On Sept. 18, Gov. Gavin Newsom signed Assembly Bill 5 into law. The new law codifies and expands the Dynamex decision’s “ABC” test for determining employee vs. independent contractor status, creates certain exemptions, and increases the options for enforcement.

While the new law leaves a great many questions unanswered, this much is crystal clear: Effective Jan. 1, California businesses that use independent contractors must be prepared to comply with AB 5’s “ABC” test, which states that to legally classify a worker as an in-dependent contractor, the company must prove that the worker (A) is free from the company’s control, (B) performs work outside the company’s primary business, and (C) is regularly engaged in the trade the worker is hired for, independent of work for the company.

Background and overview of AB 5
AB 5 codifies the California Su-preme Court’s 2018 decision in Dynamex Operations West v.

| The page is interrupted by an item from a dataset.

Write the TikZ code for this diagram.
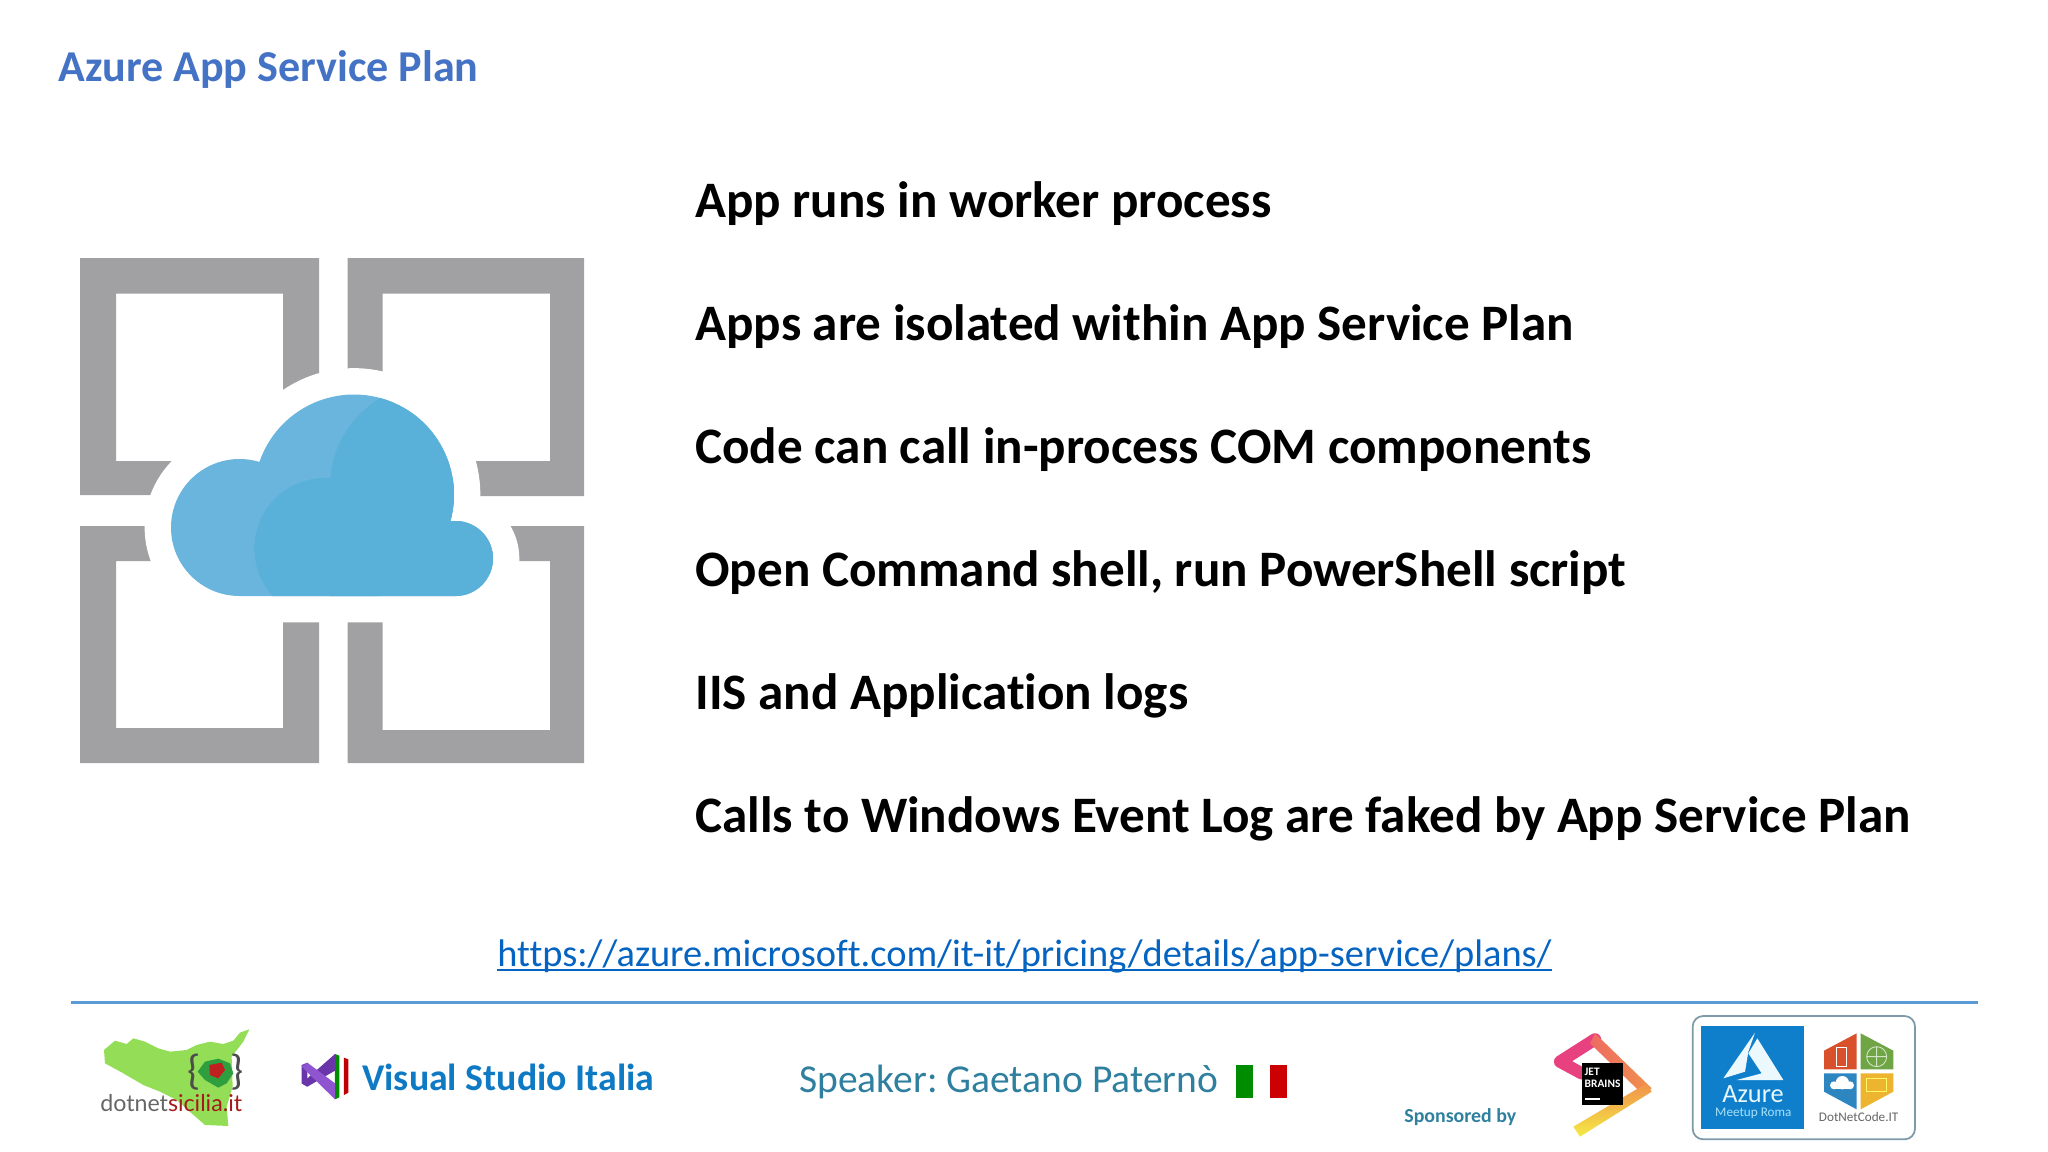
\documentclass[tikz,border=0pt]{standalone}
\usepackage{fontspec}
\setmainfont{Carlito}[Ligatures=CommonOff]
\newfontfamily\latofont{Lato}
\definecolor{titleblue}{HTML}{4472C4}
\definecolor{linkblue}{HTML}{0563C1}
\definecolor{ruleblue}{HTML}{5B9BD5}
\definecolor{framegray}{HTML}{A1A1A3}
\definecolor{cloudlight}{HTML}{69B5DD}
\definecolor{clouddark}{HTML}{59B1D9}
\definecolor{sicilygreen}{HTML}{93DD57}
\definecolor{sicilydark}{HTML}{2E9E3E}
\definecolor{sicilyred}{HTML}{C0201F}
\definecolor{vsblue}{HTML}{0E7AC4}
\definecolor{vsdark}{HTML}{6A35A8}
\definecolor{vslight}{HTML}{8F55D0}
\definecolor{speakerblue}{HTML}{2F7F9F}
\definecolor{azureblue}{HTML}{0F7FCB}
\definecolor{boxgray}{HTML}{7E9AA8}
\definecolor{jbpink}{HTML}{E8417F}
\definecolor{jbcoral}{HTML}{EE6A62}
\definecolor{jborange}{HTML}{F0924B}
\definecolor{jbyellow}{HTML}{F5EA45}
\definecolor{hexred}{HTML}{D9512C}
\definecolor{hexgreen}{HTML}{6FA544}
\definecolor{hexblue}{HTML}{2E86C1}
\definecolor{hexyellow}{HTML}{EDB42F}
\tikzset{
  every node/.style={inner sep=0pt},
  titletext/.style={anchor=base west,text=titleblue,font=\fontsize{25.1}{30}\selectfont\bfseries},
  bullettext/.style={anchor=base west,text=black,font=\fontsize{29.1}{35}\selectfont\bfseries},
  linktext/.style={anchor=base west,text=linkblue,font=\fontsize{21.87}{27}\selectfont},
  framepart/.style={fill=framegray,even odd rule},
  footertext/.style={anchor=base west,text=speakerblue}
}
\newcommand{\cloudoutline}{(239.5,-596) arc[start angle=270,end angle=73.1,radius=68.5] arc[start angle=161,end angle=-15.6,radius=100] arc[start angle=98,end angle=-90,radius=37.5] -- cycle}
\begin{document}
\frenchspacing
\begin{tikzpicture}[x=0.02cm,y=0.02cm]
\useasboundingbox (0,0) rectangle (2048,-1152);
% title
\node [titletext] (title) at (58,-82) {Azure App Service Plan};
% icon
\fill [framepart] (80,-258) rectangle (319,-495) (116,-293.5) rectangle (283,-461);
\fill [framepart] (347.5,-258) rectangle (584,-496) (382.5,-293.5) rectangle (550,-461);
\fill [framepart] (80,-526) rectangle (319,-763) (116,-561) rectangle (283,-728);
\fill [framepart] (347.5,-526) rectangle (584,-763) (382.5,-561) rectangle (550,-730);
\draw [white,line width=30pt,line join=round] \cloudoutline;
\fill [cloudlight] \cloudoutline;
\begin{scope}
\clip \cloudoutline;
\fill [clouddark] (325,-548.6) circle (70.6);
\fill [clouddark] (434,-487) circle (104);
\fill [clouddark] (330,-478) rectangle (500,-600);
\end{scope}
% text lines
\node [bullettext] (line1) at (695,-217) {App runs in worker process};
\node [bullettext] (line2) at (695,-340) {Apps are isolated within App Service Plan};
\node [bullettext] (line3) at (695,-463) {Code can call in-process COM components};
\node [bullettext] (line4) at (695,-586) {Open Command shell, run PowerShell script};
\node [bullettext] (line5) at (695,-709) {IIS and Application logs};
\node [bullettext] (line6) at (695,-832) {Calls to Windows Event Log are faked by App Service Plan};
\node [linktext] (link) at (497,-966) {https://azure.microsoft.com/it-it/pricing/details/app-service/plans/};
\draw [linkblue,line width=0.8pt] ([yshift=-2.2pt]link.base west) -- ([yshift=-2.2pt]link.base east);
\draw [ruleblue,line width=1.7pt] (71,-1002) -- (1978,-1002);
% dotnetsicilia logo
\begin{scope}[shift={(90,-1020)},xscale=0.3333,yscale=-0.3333]
\fill [sicilygreen] (478,28) -- (450,38) -- (430,62) -- (400,72) -- (360,65) -- (320,75) -- (290,90) -- (240,95) -- (205,85) -- (165,65) -- (130,55) -- (110,72) -- (75,62) -- (42,90) -- (45,130) -- (100,160) -- (160,195) -- (210,215) -- (260,240) -- (305,280) -- (345,315) -- (415,318) -- (410,260) -- (428,200) -- (425,110) -- (460,65) -- cycle;
\fill [sicilydark] (345,125) -- (385,116) -- (420,130) -- (430,160) -- (410,190) -- (385,203) -- (345,180) -- (323,155) -- cycle;
\fill [sicilyred] (358,135) -- (395,128) -- (405,150) -- (385,175) -- (360,165) -- cycle;
\node [text=black!70,font=\fontsize{24}{28}\selectfont] (bracel) at (313,155) {\{};
\node [text=black!70,font=\fontsize{24}{28}\selectfont] (bracer) at (441,155) {\}};
\node [anchor=base west,font=\latofont\fontsize{13.2}{16}\selectfont] (dotnet) at (30,275) {\textcolor{black!60}{dotnet}\textcolor{sicilyred!85!black}{sicilia.it}};
\end{scope}
% visual studio logo
\begin{scope}[shift={(290,-1040)},xscale=0.3333,yscale=-0.3333]
\fill [green!55!black] (135,42) -- (148,47) -- (148,172) -- (135,178) -- cycle;
\fill [red!75!black] (162,53) -- (175,58) -- (175,158) -- (162,165) -- cycle;
\fill [vsdark] (35,75) -- (52,68) -- (52,140) -- (35,130) -- cycle;
\fill [vsdark] (135,42) -- (135,92) -- (52,140) -- (35,130) -- cycle;
\fill [vslight] (52,68) -- (135,130) -- (135,178) -- (35,80) -- cycle;
\end{scope}
\node [anchor=base west,text=vsblue,font=\fontsize{21.5}{26}\selectfont\bfseries] (vstudio) at (362,-1090) {Visual Studio Italia};
% speaker
\node [footertext,font=\fontsize{22.5}{28}\selectfont] (speaker) at (799,-1092) {Speaker: Gaetano Paternò};
\fill [green!55!black] (1236,-1065) rectangle (1253,-1098);
\fill [red!80!black] (1270,-1065) rectangle (1287,-1098);
\node [footertext,font=\fontsize{11.3}{14}\selectfont\bfseries] (sponsored) at (1404,-1122) {Sponsored by};
% jetbrains logo
\begin{scope}[shift={(1540,-1020)},xscale=0.3333,yscale=-0.3333]
\draw [line width=7pt,line join=round,line cap=round,color=jbpink] (125,160) -- (60,125) -- (165,58);
\shade [left color=jbcoral,right color=jborange] (165,40) -- (335,205) -- (310,225) -- (150,70) -- cycle;
\shade [top color=jborange,bottom color=jbyellow] (320,190) -- (335,215) -- (120,350) -- (100,320) -- cycle;
\fill [black] (125,130) rectangle (248,255);
\fill [white] (135,233) rectangle (180,240);
\node [text=white,font=\fontsize{6.5}{7}\selectfont\bfseries,align=left,anchor=north west] (jbtext) at (133,143) {JET\\BRAINS};
\end{scope}
% azure and dotnetcode logos
\begin{scope}[shift={(1680,-1010)},xscale=0.3333,yscale=-0.3333]
\draw [boxgray,line width=1pt,rounded corners=6pt,fill=white] (38,18) rectangle (705,388);
\fill [azureblue] (62,47) rectangle (372,358);
\fill [cyan!8!white] (225,68) -- (130,205) -- (195,185) -- (205,125) -- cycle;
\fill [cyan!8!white] (232,85) -- (310,210) -- (170,210) -- (245,190) -- (205,130) -- cycle;
\node [anchor=base,text=cyan!10!white,font=\fontsize{15}{18}\selectfont] (azure) at (219,278) {Azure};
\node [anchor=base,text=cyan!35!white,font=\fontsize{7.5}{9}\selectfont] (meetup) at (220,320) {Meetup Roma};
\fill [hexred] (530,70) -- (530,178) -- (432,178) -- (432,122) -- cycle;
\fill [hexgreen] (542,70) -- (640,122) -- (640,178) -- (542,178) -- cycle;
\fill [hexblue] (432,190) -- (530,190) -- (530,298) -- (432,245) -- cycle;
\fill [hexyellow] (542,190) -- (640,190) -- (640,245) -- (542,298) -- cycle;
\draw [white,line width=0.7pt] (470,112) rectangle (500,170);
\draw [white!70!hexgreen,line width=0.5pt] (590,140) circle (30) (560,140) -- (620,140) (590,110) -- (590,170);
\fill [white] (462,226) circle (12);
\fill [white] (487,218) circle (20);
\fill [white] (510,226) circle (12);
\fill [white] (462,226) rectangle (510,238);
\draw [yellow!60!white,line width=0.6pt] (560,205) rectangle (620,245);
\node [anchor=base,text=black!60,font=\fontsize{7.5}{9}\selectfont] (dotnetcode) at (536,335) {DotNetCode.IT};
\end{scope}
\end{tikzpicture}
\end{document}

Superior Court and its “ABC” test for making the employee vs. independent contractor determination.

In Dynamex, the court held that to prevail against claims arising under California’s wage orders premised on independent contractor misclassification, a defendant-employer must prove all of the following:

  • that the worker is free from control and direction of the hiring entity in connection with performing the work, both under contract and in fact;
  • the worker performs work outside the usual course of the hiring entity’s business; and;
  • the worker customarily engages in an independently established trade, occupation, or business of the same nature as the work performed for the hiring entity.

However, while Dynamex was expressly limited to claims arising under the wage orders, AB 5 expands the reach of Dynamex by making the “ABC” test the default test for all Labor Code, Unemployment Insurance Code, and wage order claims.

Consequently, misclassification claims may now include a great number of additional claims beyond just claims for unpaid wages.

Lastly, AB 5 empowers the California Attorney General and certain city attorneys to pursue injunctions against businesses suspected of misclassifying workers.

Exemptions from AB 5’s “ABC” test
Given the immense lobbying efforts by countless interest groups, AB 5 contains several statutory exemptions from the ABC test. For example, there are exemptions for:

  • “business-to-business” arrangements that apply to “business service providers” contracting to provide services to other businesses;
  • certain “service providers,” such as graphic designers, event planners, and web designers;
  •  “professional services,” such as marketing, human resources administration, and freelance writers; and
  •  certain licensed occupations, such as doctors, attorneys, architects, engineers, real estate agents, and construction subcontractors.

While several exemptions for agricultural employers were sought (e.g., an exemption for owner-operators of trucks hauling agricultural commodities), none were included in the final version of the new law.

One interesting thing to note about AB 5’s exemption for “bona fide business-to-business” arrangements is that the new law expressly states that such contracting relationships will continue to be analyzed under the common law “control test” as upheld in the California Supreme Court’s decision in S. G. Borello & Sons, Inc. v. Department of Industrial Relations. However, the new law lists a litany of prerequisites that must be met before such test can be used.

Accordingly, if a business contracts to provide services to another business, the determination of whether the “business service provider” is an independent contractor is governed by the common law control test, but only if the contracting business can demonstrate that it meets all of a list of criteria, including:

  • the business service provider is free from the control and direction of the contracting business in connection with the performance of the work;
  • the contract with the business service provider is in writing;
  • the business service provider actually contracts with other businesses to provide the same or similar services and maintains a clientele without restrictions from the contracting business; and
  • the business service provider provides its own tools, vehicles, and equipment to perform the services.

What This Means for Farm Employers
If your company uses any “independent contractors,” whether individuals or entities, you should have the legality of such relationships evaluated as soon as possible under AB 5 to try to assure proper classification.

This new law takes effect on Jan. 1, which leaves employers with very little time to evaluate, plan, and implement any changes that might be necessary.

Further, in performing these tasks, companies are strongly advised to work closely with their legal counsel. The “ABC” test is a fact-specific analysis and as such, classifications will need to be tailored to each individual business. In addition, the new law contains numerous uncertainties.

Finally, as this new law will undoubtedly cause a spike in litigation challenging independent con-tractor classifications, businesses should evaluate their liability and plan for any changes under the protection of the attorney-client privilege.

After all, the last thing you want to do is create evidence (e.g., reports, communications, etc.) that can be used against you in a misclassification claim down the line.